Re: Vector (was Re: Change character in string)
On Sat, 14 Mar 2009, Andreas Leitgeb wrote:
Lew <noone@lewscanon.com> wrote:
Andreas Leitgeb wrote:
Current score:
minus 100 points against Vector.
I lost.
Here is the source of the underlying 'SynchronizedList' nested class's
'equals()' method:
public boolean equals(Object o) {
synchronized(mutex) {return list.equals(o);}
}
Now I have quite the mental exercise ahead of me to figure out why
'Vector#equals()' deadlocks and 'SynchronizedList#equals()' doesn't.
In the task of comparing two synchronized Lists there is a
"meta"-critical path: that, where the own lock and a foreign lock
may(*) be aquired (i.e. the infamous dining philosophers problem).
If for any pairs of locks (namely each List's one) there is a master
lock, which must be aquired first, then the problem is avoided.
For the philosophers that would mean, that before even taking their
first fork, they'd first have to grab the one napkin in the center of
the table (ugh :-)
Actually, there's another way: if there's a total order on the forks, then
the philosophers just have to agree to always pick them up in that order.
Let's say they're numbered, with fork 1 being the highest priority,
followed by 2, etc. If you've got fork m, you can only ever be waiting for
fork n, where n > m; whoever holds fork n can only ever be waiting for
fork p, where p > n, and since that means p > m, they can't be waiting for
the fork you're holding, and so there's no possibility of deadlocking with
them. You can extend that analysis to show that you also can't make
deadlocks with larger numbers of people.
In the philosophers' case, there's an even simpler solution that doesn't
involve a total order: you colour the forks red or black, and lay them
around the table in alternating colours (and if there are an odd number of
diners, you set an extra place, or give one of them chopsticks). You then
instruct the philosophers to pick up their black fork first, then their
red fork. You can only ever be waiting for a red fork, while holding a
black fork, so you know that nobody who holds the fork you're after can
ever be waiting for a fork you're holding. Deadlock cannot ensue.

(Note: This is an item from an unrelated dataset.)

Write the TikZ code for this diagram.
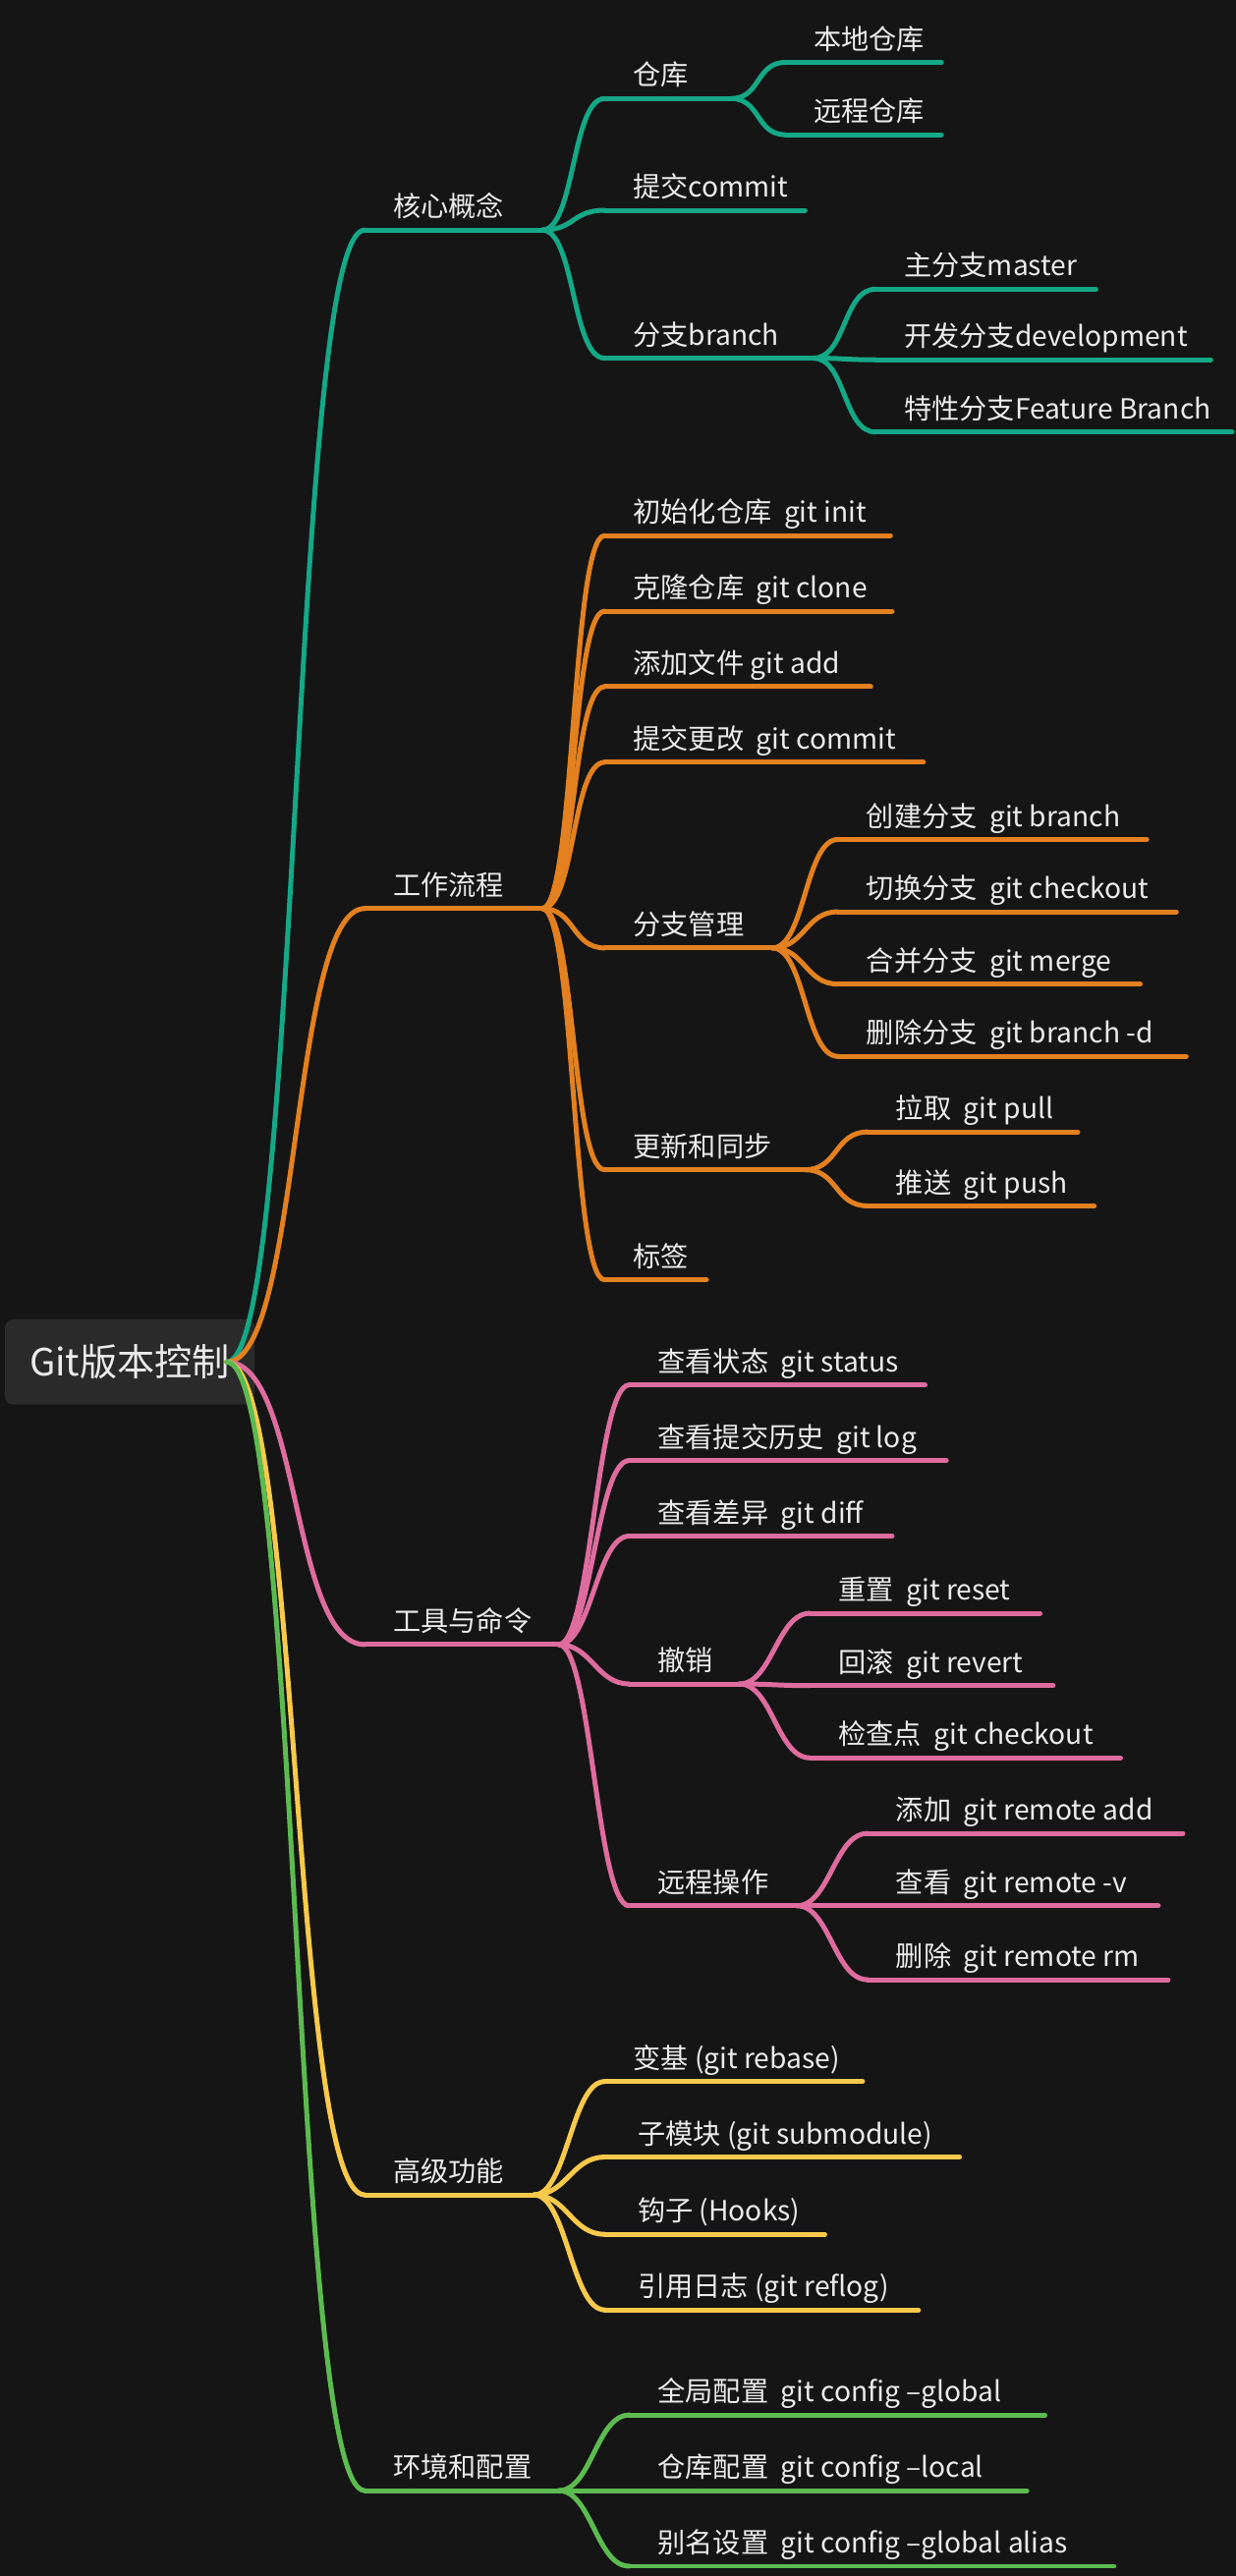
\documentclass[tikz,border=0pt]{standalone}
\usepackage{fontspec}
\setmainfont{Noto Sans CJK SC}
\usetikzlibrary{positioning}

\definecolor{bg}{HTML}{151515}
\definecolor{rootbg}{HTML}{2A2A2A}
\definecolor{cteal}{HTML}{14A886}
\definecolor{corange}{HTML}{E3801F}
\definecolor{cpink}{HTML}{DE6C9E}
\definecolor{cyellow}{HTML}{F8C94A}
\definecolor{cgreen}{HTML}{5CBB50}

\tikzset{
  line/.style={line width=1.7pt, line cap=round},
  lbl/.style={text=white!92!black, font=\fontsize{9.6}{11}\selectfont, inner sep=0pt}
}

% name, colour, x start, x end, y, text
\newcommand{\leaf}[6]{%
  \coordinate (#1-s) at (#3,-#5);
  \coordinate (#1-e) at (#4,-#5);
  \draw[line,#2] (#1-s) -- (#1-e);
  \node[lbl, anchor=base west] (#1) at (#3+17,-#5+8) {#6};
}
% colour, parent, child, bend
\newcommand{\link}[4]{\draw[line,#1] (#2-e) .. controls +(#4,0) and +(-#4,0) .. (#3-s);}

\begin{document}
\begin{tikzpicture}[x=0.02cm,y=0.02cm]
\fill[bg] (0,0) rectangle (752,-1568);
\useasboundingbox (0,0) rectangle (752,-1568);

\fill[rootbg, rounded corners=3pt] (3,-803) rectangle (155,-855);
\node[lbl, font=\fontsize{13}{15}\selectfont] (root) at (79,-829) {Git版本控制};
\coordinate (root-e) at (138,-829);

% core concepts
\leaf{core}{cteal}{222}{330}{140}{核心概念}
\leaf{repo}{cteal}{368}{445}{60}{仓库}
\leaf{local}{cteal}{478}{573}{38}{本地仓库}
\leaf{remote}{cteal}{478}{573}{82}{远程仓库}
\leaf{commit}{cteal}{368}{490}{128}{提交commit}
\leaf{branch}{cteal}{368}{495}{218}{分支branch}
\leaf{master}{cteal}{533}{667}{176}{主分支master}
\leaf{dev}{cteal}{533}{737}{219}{开发分支development}
\leaf{feat}{cteal}{533}{750}{263}{特性分支Feature Branch}
\link{cteal}{root}{core}{45}
\link{cteal}{core}{repo}{20}
\link{cteal}{core}{commit}{20}
\link{cteal}{core}{branch}{20}
\link{cteal}{repo}{local}{18}
\link{cteal}{repo}{remote}{18}
\link{cteal}{branch}{master}{20}
\link{cteal}{branch}{dev}{20}
\link{cteal}{branch}{feat}{20}

% workflow
\leaf{flow}{corange}{222}{330}{553}{工作流程}
\leaf{init}{corange}{368}{542}{326}{初始化仓库\ \ git init}
\leaf{clone}{corange}{368}{543}{372}{克隆仓库\ \ git clone}
\leaf{add}{corange}{368}{530}{418}{添加文件 git add}
\leaf{ci}{corange}{368}{562}{464}{提交更改\ \ git commit}
\leaf{bmgr}{corange}{368}{470}{577}{分支管理}
\leaf{bnew}{corange}{510}{698}{511}{创建分支\ \ git branch}
\leaf{bsw}{corange}{510}{716}{555}{切换分支\ \ git checkout}
\leaf{bmrg}{corange}{510}{694}{599}{合并分支\ \ git merge}
\leaf{bdel}{corange}{510}{722}{643}{删除分支\ \ git branch -d}
\leaf{sync}{corange}{368}{490}{712}{更新和同步}
\leaf{pull}{corange}{528}{656}{689}{拉取\ \ git pull}
\leaf{push}{corange}{528}{666}{734}{推送\ \ git push}
\leaf{tag}{corange}{368}{430}{779}{标签}
\link{corange}{root}{flow}{45}
\foreach \c in {init,clone,add,ci,bmgr,sync,tag} {\link{corange}{flow}{\c}{20}}
\foreach \c in {bnew,bsw,bmrg,bdel} {\link{corange}{bmgr}{\c}{20}}
\foreach \c in {pull,push} {\link{corange}{sync}{\c}{20}}

% tools
\leaf{tools}{cpink}{222}{340}{1001}{工具与命令}
\leaf{status}{cpink}{383}{563}{843}{查看状态\ \ git status}
\leaf{log}{cpink}{383}{576}{889}{查看提交历史\ \ git log}
\leaf{diff}{cpink}{383}{543}{935}{查看差异\ \ git diff}
\leaf{undo}{cpink}{383}{450}{1025}{撤销}
\leaf{reset}{cpink}{493}{633}{982}{重置\ \ git reset}
\leaf{revert}{cpink}{493}{641}{1026}{回滚\ \ git revert}
\leaf{chk}{cpink}{493}{682}{1070}{检查点\ \ git checkout}
\leaf{rops}{cpink}{383}{485}{1160}{远程操作}
\leaf{radd}{cpink}{528}{720}{1116}{添加\ \ git remote add}
\leaf{rv}{cpink}{528}{705}{1160}{查看\ \ git remote -v}
\leaf{rrm}{cpink}{528}{711}{1205}{删除\ \ git remote rm}
\link{cpink}{root}{tools}{45}
\foreach \c in {status,log,diff,undo,rops} {\link{cpink}{tools}{\c}{20}}
\foreach \c in {reset,revert,chk} {\link{cpink}{undo}{\c}{20}}
\foreach \c in {radd,rv,rrm} {\link{cpink}{rops}{\c}{20}}

% advanced
\leaf{adv}{cyellow}{222}{325}{1336}{高级功能}
\leaf{rebase}{cyellow}{368}{525}{1267}{变基 (git rebase)}
\leaf{sub}{cyellow}{368}{584}{1313}{\,子模块 (git submodule)}
\leaf{hooks}{cyellow}{368}{502}{1360}{\,钩子 (Hooks)}
\leaf{reflog}{cyellow}{368}{559}{1406}{\,引用日志 (git reflog)}
\link{cyellow}{root}{adv}{45}
\foreach \c in {rebase,sub,hooks,reflog} {\link{cyellow}{adv}{\c}{20}}

% config
\leaf{env}{cgreen}{222}{340}{1516}{环境和配置}
\leaf{glob}{cgreen}{383}{636}{1470}{全局配置\ \ git config --global}
\leaf{loc}{cgreen}{383}{625}{1516}{仓库配置\ \ git config --local}
\leaf{alias}{cgreen}{383}{678}{1562}{别名设置\ \ git config --global alias}
\link{cgreen}{root}{env}{45}
\foreach \c in {glob,loc,alias} {\link{cgreen}{env}{\c}{20}}
\end{tikzpicture}
\end{document}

The former case is applicable to the list equals problem, although the
latter is not. The solution looks like:
// assume non-identity, non-nullity and listness are known by this point
public boolean equals(List<?> that) {
List<?> first;
List<?> second;
if (order(this, that)) {
first = this;
second = that;
}
else {
first = that;
second = this;
}
synchronized (first) {
synchronized (second) {
return list.equals(that);
}
}
}
static boolean order(List<?> a, List<?> b) {
// this is the only tricky bit
// but as long as it's consistent, it doesn't matter how you do it
}
To implement order, i'd just compare the identity hashes:
static boolean order(List<?> a, List<?> b) {
if (a == b) throw new IllegalArgumentException();
int ida = System.identityHashCode(a);
int idb = System.identityHashCode(b);
if (ida == idb) throw new RuntimeException("whoops");
return ida > idb;
}
The one weakness there is that it fails for different objects which have
the same identity hash. You could mitigate this by adding some
tie-breaking rules (eg go on the lexicographical order of their class
names), but there's no easy way to guarantee an answer.
You could break ties arbitrarily, and then record the decision in a global
map, so that if you saw the same pair again, you could give a consistent
decision. That's pretty evil, though.
tom
--
Everyone in the world is doing something without me.